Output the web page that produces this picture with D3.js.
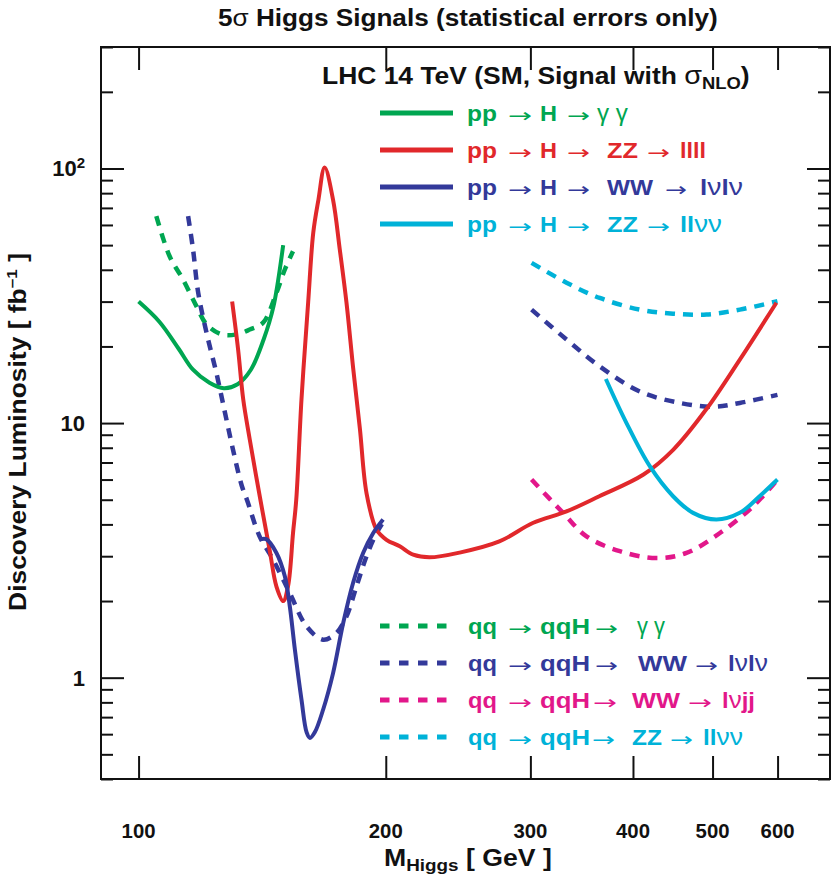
<!DOCTYPE html>
<html>
<head>
<meta charset="utf-8">
<script src="https://cdn.jsdelivr.net/npm/d3@7"></script>
<style>
  html,body{margin:0;padding:0;background:#fff;}
  svg{display:block;}
  svg{font-family:"Liberation Sans",Arial,Helvetica,sans-serif;}
</style>
</head>
<body>
<svg id="chart" width="831" height="879"></svg>
<script>
// ---------------- DATA ----------------
// [Higgs mass (GeV), discovery luminosity (fb^-1)]
const ppGammaGamma   = [[100,30],[106,25],[112,19.5],[116.5,16.2],[122,14.4],[127,13.7],[132,14.2],[137,16.2],[142,21.3],[146,28.8],[150,50]];
const ppZZ4l         = [[130,30],[132.2,19.4],[134.1,12.4],[136.6,8.6],[140.4,5.2],[144.4,3.18],[147.2,2.28],[150,2.0],[152.1,2.3],[154.2,3.7],[155.6,5.0],[157.9,12.4],[160.9,29.9],[163.2,55.9],[165.6,75.5],[168.5,101],[172.5,75.5],[175.8,48.1],[179.1,29.9],[182.5,16.5],[186,9.5],[189.5,5.3],[194.9,3.81],[200.4,3.48],[208,3.28],[216,3.04],[226,2.97],[246,3.1],[275,3.43],[302,4.05],[332,4.5],[364,5.16],[412,6.28],[448,7.87],[491,11.3],[540,17.8],[598,29.7]];
const ppWWlvlv       = [[141,3.5],[143,3.5],[147.2,3.09],[150.7,2.5],[152.8,1.91],[155,1.29],[157.9,0.82],[160.2,0.61],[161.7,0.58],[163.9,0.61],[167.8,0.75],[172.5,1.04],[177.5,1.64],[182.5,2.36],[187.7,3.09],[193.1,3.7],[198.5,4.18]];
const ppZZllvv       = [[370.7,14.9],[392.8,10.0],[419.3,6.77],[447.6,5.16],[473.4,4.44],[505.4,4.18],[539.7,4.44],[570.5,5.16],[599.8,6.0]];

const qqGammaGamma   = [[105.1,65],[109.1,45.2],[113.3,36.6],[117.6,28.8],[121,24.4],[126.2,22.3],[131.6,22.3],[136.6,23.3],[141.8,24.8],[147.2,32.5],[150.7,40.1],[154.2,47.3]];
const qqWWlvlvLow    = [[114.9,65],[116.5,48.1],[118.2,32.5],[121,22.6],[124.4,15.7],[127.4,11.0],[130.3,7.87],[133.5,5.7],[135.5,5.0],[140.4,3.59],[145.8,2.91],[152.8,2.15],[160.2,1.59],[167.8,1.41],[174.2,1.5],[179.1,1.74],[184.2,2.28],[189.5,3.0],[194.9,3.7],[199.5,4.18]];
const qqWWlvlvHigh   = [[301,27.9],[332,21.3],[364.4,16.7],[407.8,13.3],[456,12.0],[500.7,11.6],[539.7,12.0],[599.8,12.9]];
const qqWWlvjj       = [[301,6.0],[328.8,4.44],[351.1,3.59],[385.5,3.14],[427.2,2.95],[464.8,3.09],[510.4,3.7],[560.2,4.71],[599.8,6.0]];
const qqZZllvv       = [[301,42.6],[332,35.6],[364.4,31.0],[407.8,27.9],[447.6,26.9],[491.5,26.7],[539.7,27.9],[599.8,30.1]];

const xTickValues   = [100,200,300,400,500,600];
const yMajorValues  = [1,10,100];
const yMinorValues  = [0.4,0.5,0.6,0.7,0.8,0.9,2,3,4,5,6,7,8,9,20,30,40,50,60,70,80,90,200,300];

// legend entries: each token = list of [string, bold?]; "→" tokens are arrows
const legendSolidLabels = [
  [[["pp",1]],[["\u2192",0]],[["H",1]],[["\u2192",0]],[["\u03b3 \u03b3",0]]],
  [[["pp",1]],[["\u2192",0]],[["H",1]],[["\u2192",0]],[["ZZ",1]],[["\u2192",0]],[["llll",1]]],
  [[["pp",1]],[["\u2192",0]],[["H",1]],[["\u2192",0]],[["WW",1]],[["\u2192",0]],[["l",1],["\u03bd",0],["l",1],["\u03bd",0]]],
  [[["pp",1]],[["\u2192",0]],[["H",1]],[["\u2192",0]],[["ZZ",1]],[["\u2192",0]],[["ll",1],["\u03bd\u03bd",0]]]
];
const legendDashedLabels = [
  [[["qq",1]],[["\u2192",0]],[["qqH",1]],[["\u2192",0]],[["\u03b3 \u03b3",0]]],
  [[["qq",1]],[["\u2192",0]],[["qqH",1]],[["\u2192",0]],[["WW",1]],[["\u2192",0]],[["l",1],["\u03bd",0],["l",1],["\u03bd",0]]],
  [[["qq",1]],[["\u2192",0]],[["qqH",1]],[["\u2192",0]],[["WW",1]],[["\u2192",0]],[["l",1],["\u03bd",0],["jj",1]]],
  [[["qq",1]],[["\u2192",0]],[["qqH",1]],[["\u2192",0]],[["ZZ",1]],[["\u2192",0]],[["ll",1],["\u03bd\u03bd",0]]]
];

const COL = {green:"#00a651", red:"#e1282b", blue:"#33399a", cyan:"#00b2d8", magenta:"#e2178a"};

const solidSeries = [
  {data:ppGammaGamma, color:COL.green},
  {data:ppZZ4l, color:COL.red},
  {data:ppWWlvlv, color:COL.blue},
  {data:ppZZllvv, color:COL.cyan}
];
const dashedSeries = [
  {data:qqGammaGamma, color:COL.green},
  {data:qqWWlvlvLow, color:COL.blue},
  {data:qqWWlvlvHigh, color:COL.blue},
  {data:qqWWlvjj, color:COL.magenta},
  {data:qqZZllvv, color:COL.cyan}
];
const solidLegendColors  = [COL.green, COL.red, COL.blue, COL.cyan];
const dashedLegendColors = [COL.green, COL.blue, COL.magenta, COL.cyan];

// ---------------- LAYOUT ----------------
const svg = d3.select("#chart");
const L = 101, R = 830, T = 47, B = 779;

const x = d3.scaleLog().domain([90, 695]).range([L, R]);
const y = d3.scaleLog().domain([0.4, 300]).range([B, T]);

function fitWidth(sel, target, ax){
  const w = sel.node().getComputedTextLength();
  const s = target / w;
  sel.attr("transform", `translate(${ax},0) scale(${s},1) translate(${-ax},0)`);
}

// ---------------- AXES (ticks inward) ----------------
const axisG = svg.append("g");
axisG.append("g").attr("transform",`translate(${L},0)`)
  .call(d3.axisRight(y).tickValues(yMajorValues).tickSize(23).tickFormat(""));
axisG.append("g").attr("transform",`translate(${L},0)`)
  .call(d3.axisRight(y).tickValues(yMinorValues).tickSize(12).tickFormat(""));
axisG.append("g").attr("transform",`translate(${R},0)`)
  .call(d3.axisLeft(y).tickValues(yMajorValues).tickSize(23).tickFormat(""));
axisG.append("g").attr("transform",`translate(${R},0)`)
  .call(d3.axisLeft(y).tickValues(yMinorValues).tickSize(12).tickFormat(""));
axisG.append("g").attr("transform",`translate(0,${B})`)
  .call(d3.axisTop(x).tickValues(xTickValues).tickSize(23).tickFormat(""));
axisG.append("g").attr("transform",`translate(0,${T})`)
  .call(d3.axisBottom(x).tickValues(xTickValues).tickSize(23).tickFormat(""));
axisG.selectAll(".domain").remove();
axisG.selectAll(".tick line").attr("stroke","#111").attr("stroke-width",2);

svg.append("rect").attr("x",L).attr("y",T).attr("width",R-L).attr("height",B-T)
  .attr("fill","none").attr("stroke","#111").attr("stroke-width",2);

const FONT = "'Liberation Sans',Arial,Helvetica,sans-serif";

xTickValues.forEach(v=>{
  const t = svg.append("text").attr("x",x(v)).attr("y",838).attr("text-anchor","middle")
    .style("font-family",FONT).attr("font-size",21).attr("font-weight","bold").attr("fill","#111").text(v);
  fitWidth(t, 34, x(v));
});
[[1,"1"],[10,"10"]].forEach(([v,s])=>{
  svg.append("text").attr("x",85).attr("y",y(v)+8).attr("text-anchor","end")
    .style("font-family",FONT).attr("font-size",22).attr("font-weight","bold").attr("fill","#111").text(s);
});
{
  const t = svg.append("text").attr("x",85).attr("y",y(100)+8).attr("text-anchor","end")
    .style("font-family",FONT).attr("font-size",22).attr("font-weight","bold").attr("fill","#111");
  t.append("tspan").text("10");
  t.append("tspan").attr("font-size",15).attr("dy",-8).text("2");
}

// ---------------- CURVES ----------------
const line = d3.line().x(d=>x(d[0])).y(d=>y(d[1])).curve(d3.curveCatmullRom.alpha(0.5));
const curves = svg.append("g");
dashedSeries.forEach(s=>{
  curves.append("path").attr("d",line(s.data)).attr("fill","none")
    .attr("stroke",s.color).attr("stroke-width",4.5).attr("stroke-dasharray","10,8");
});
solidSeries.forEach(s=>{
  curves.append("path").attr("d",line(s.data)).attr("fill","none")
    .attr("stroke",s.color).attr("stroke-width",4).attr("stroke-linejoin","round");
});

// ---------------- TEXTS ----------------
{
  const t = svg.append("text").attr("x",218).attr("y",26).style("font-family",FONT).attr("font-size",24).attr("font-weight","bold").attr("fill","#111");
  t.append("tspan").text("5");
  t.append("tspan").attr("font-weight","normal").text("\u03c3");
  t.append("tspan").text(" Higgs Signals (statistical errors only)");
  fitWidth(t, 500, 218);
}
{
  const t = svg.append("text").attr("x",322).attr("y",84).style("font-family",FONT).attr("font-size",23).attr("font-weight","bold").attr("fill","#111");
  t.append("tspan").text("LHC 14 TeV (SM, Signal with ");
  t.append("tspan").attr("font-weight","normal").attr("font-size",25).text("\u03c3");
  t.append("tspan").attr("font-size",16).attr("dy",5).text("NLO");
  t.append("tspan").attr("dy",-5).text(")");
  fitWidth(t, 428, 322);
}
{
  const g = svg.append("g").attr("transform","translate(26,432) rotate(-90)");
  const t = g.append("text").attr("x",0).attr("y",0).attr("text-anchor","middle")
    .style("font-family",FONT).attr("font-size",23).attr("font-weight","bold").attr("fill","#111");
  t.append("tspan").text("Discovery Luminosity [ fb");
  t.append("tspan").attr("font-size",15).attr("dy",-9).text("\u20131");
  t.append("tspan").attr("dy",9).text(" ]");
  fitWidth(t, 358, 0);
}
{
  const t = svg.append("text").attr("x",384).attr("y",866).style("font-family",FONT).attr("font-size",24).attr("font-weight","bold").attr("fill","#111");
  t.append("tspan").text("M");
  t.append("tspan").attr("font-size",17).attr("dy",5).text("Higgs");
  t.append("tspan").attr("dy",-5).text(" [ GeV ]");
  fitWidth(t, 168, 384);
}

// ---------------- LEGENDS ----------------
const upperSpans = [
  [[467,497],[508,532],[540,557],[567,590],[597,628]],
  [[467,497],[508,532],[540,557],[567,590],[607,638],[647,670],[680,706]],
  [[467,497],[508,532],[540,557],[567,590],[607,653],[665,687],[700,743]],
  [[467,497],[508,532],[540,557],[567,590],[607,638],[647,670],[680,722]]
];
const lowerSpans = [
  [[468,497],[508,532],[540,590],[595,618],[637,665]],
  [[468,497],[508,532],[540,590],[595,618],[638,687],[695,718],[728,768]],
  [[468,497],[508,532],[540,590],[593,617],[632,680],[688,712],[722,755]],
  [[468,497],[508,532],[540,590],[592,615],[632,662],[670,693],[703,743]]
];
function legendRow(tokens, spans, color, baseY, dashed){
  svg.append("line").attr("x1",380).attr("x2",dashed?450:453)
    .attr("y1",baseY-8).attr("y2",baseY-8)
    .attr("stroke",color).attr("stroke-width",5)
    .attr("stroke-dasharray",dashed?"9.5,9.5":null);
  tokens.forEach((parts,i)=>{
    const [x0,x1] = spans[i];
    const isArrow = parts.length===1 && parts[0][0]==="\u2192";
    const t = svg.append("text").attr("x",x0).attr("y",baseY).attr("fill",color)
      .attr("font-size",22).attr("xml:space","preserve").style("white-space","pre");
    if(isArrow){
      t.style("font-family","'DejaVu Sans',sans-serif").attr("font-size",19).attr("y",baseY+1).text("\u2192");
    } else {
      t.style("font-family",FONT);
      parts.forEach(([s,b])=>{
        const ts = t.append("tspan").text(s);
        ts.attr("font-weight", b?"bold":"normal");
        if(!b) ts.attr("font-size",24);
      });
    }
    fitWidth(t, x1-x0, x0);
  });
}
[121,158,195,232].forEach((by,i)=>legendRow(legendSolidLabels[i], upperSpans[i], solidLegendColors[i], by, false));
[634,671,708,745].forEach((by,i)=>legendRow(legendDashedLabels[i], lowerSpans[i], dashedLegendColors[i], by, true));
</script>
</body>
</html>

[WORK TO BE COMPLETED]
From the data above, count the lines where "with" occurs and give that figure and nothing else.

[THE RESULT]
2